John Lynch (fl. 1760s-1800) was a carpenter in Virginia and North Carolina, known in North Carolina as the builder of St. John's Episcopal Church in present Vance County, the only surviving colonial church in the North Carolina Piedmont. A resident of Mecklenburg County, Virginia, and later Surry County, North Carolina (both adjoining the line between the two colonies), Lynch may have been a native of Canterbury, England. In the 1760s and 1770s he took a number of apprentices to the carpenter's trade in Mecklenburg County, where he maintained a house and a joiner's shop. He built the county jail in 1765, and was licensed to keep an ordinary in 1774. He is cited in Susan Bracey's history of Mecklenburg County as its best-known early carpenter.

 
James Robert Thrower (1825- ca 1910)

James R. Thrower (b. ca. 1825), was a carpenter active in Warren and nearby counties in the middle and late 19th century. Born in Halifax County, North Carolina, the 25-year old carpenter was listed in 1850 among several journeymen carpenters in the Warrenton household of builder Jacob W. Holt.

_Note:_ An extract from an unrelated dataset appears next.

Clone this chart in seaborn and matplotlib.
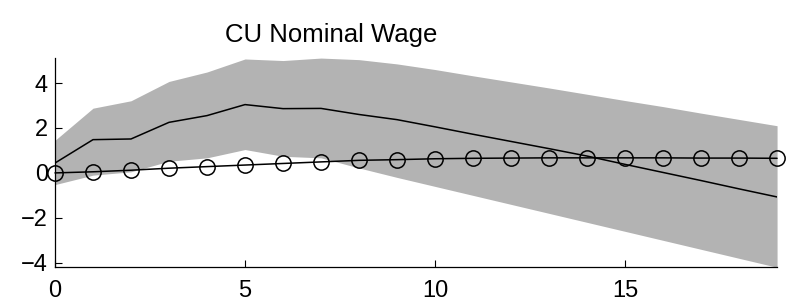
import matplotlib
matplotlib.use('Agg')
import numpy as np
import pandas as pd
import matplotlib.pyplot as plt
import seaborn as sns

horizon = list(range(20))
irf_mean = [0.44, 1.48, 1.51, 2.25, 2.55, 3.04, 2.86, 2.87, 2.60, 2.37,
            2.05, 1.72, 1.40, 1.08, 0.75, 0.38, 0.02, -0.34, -0.71, -1.07]
band_upper = [1.45, 2.88, 3.21, 4.07, 4.49, 5.07, 5.00, 5.11, 5.04, 4.85,
              4.60, 4.32, 4.05, 3.78, 3.50, 3.22, 2.95, 2.66, 2.38, 2.10]
band_lower = [-0.52, -0.10, 0.05, 0.52, 0.67, 1.04, 0.74, 0.67, 0.22, -0.20,
              -0.60, -1.00, -1.40, -1.80, -2.20, -2.60, -3.00, -3.40, -3.80, -4.20]
irf_circ = [0.00, 0.05, 0.12, 0.21, 0.28, 0.35, 0.42, 0.49, 0.56, 0.59,
            0.63, 0.65, 0.66, 0.67, 0.67, 0.67, 0.67, 0.66, 0.66, 0.65]

df = pd.DataFrame({'h': horizon, 'mean': irf_mean, 'up': band_upper,
                   'lo': band_lower, 'circ': irf_circ})

sns.set_style('white')
plt.rcParams['font.family'] = ['Liberation Sans', 'DejaVu Sans']
plt.rcParams['text.color'] = 'black'
plt.rcParams['xtick.color'] = 'black'
plt.rcParams['ytick.color'] = 'black'

fig = plt.figure(figsize=(7.97, 3.05), dpi=100)
ax = fig.add_axes([0.069, 0.1236, 0.906, 0.686])

ax.fill_between(df['h'], df['lo'], df['up'], color='#b3b3b3', linewidth=0)
sns.lineplot(data=df, x='h', y='mean', color='black', linewidth=1.1, ax=ax)
sns.lineplot(data=df, x='h', y='circ', color='black', linewidth=1.1, marker='o',
             markersize=11, markerfacecolor='none', markeredgecolor='black',
             markeredgewidth=1.1, clip_on=False, ax=ax)

ax.set_xlim(0, 19)
ax.set_ylim(min(band_lower), max(band_upper))
ax.set_xticks([0, 5, 10, 15])
ax.set_yticks([-4, -2, 0, 2, 4])
ax.set_xlabel('')
ax.set_ylabel('')
ax.tick_params(direction='in', length=5, width=0.8, color='black', labelsize=17,
               bottom=True, left=True)
ax.tick_params(axis='x', pad=9.5)
ax.tick_params(axis='y', pad=5)
for s in ['top', 'right']:
    ax.spines[s].set_visible(False)
for s in ['left', 'bottom']:
    ax.spines[s].set_color('black')
    ax.spines[s].set_linewidth(0.9)

ax.set_title('CU Nominal Wage', fontsize=18.5, x=0.382, y=1.0, pad=11.5)

fig.savefig('out.png', dpi=100)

He is one of the few of Holt's carpenters whose subsequent careers are known.  In 1854, he married Ann Eliza Fowlkes, daughter of Hiram Fowlkes and Jane Bradshaw of  Burkeville, Nottaway County, Virginia, and they started a family which by 1900 was listed as having been consisting of 14 children, with only 6 of them still living by that time. James had moved his family to Henderson, North Carolina by 1870, where he started working for the Raleigh and Gaston Railroad.  Perhaps the most prominent building that Thrower is responsible for building is the Vance County Courthouse in 1884.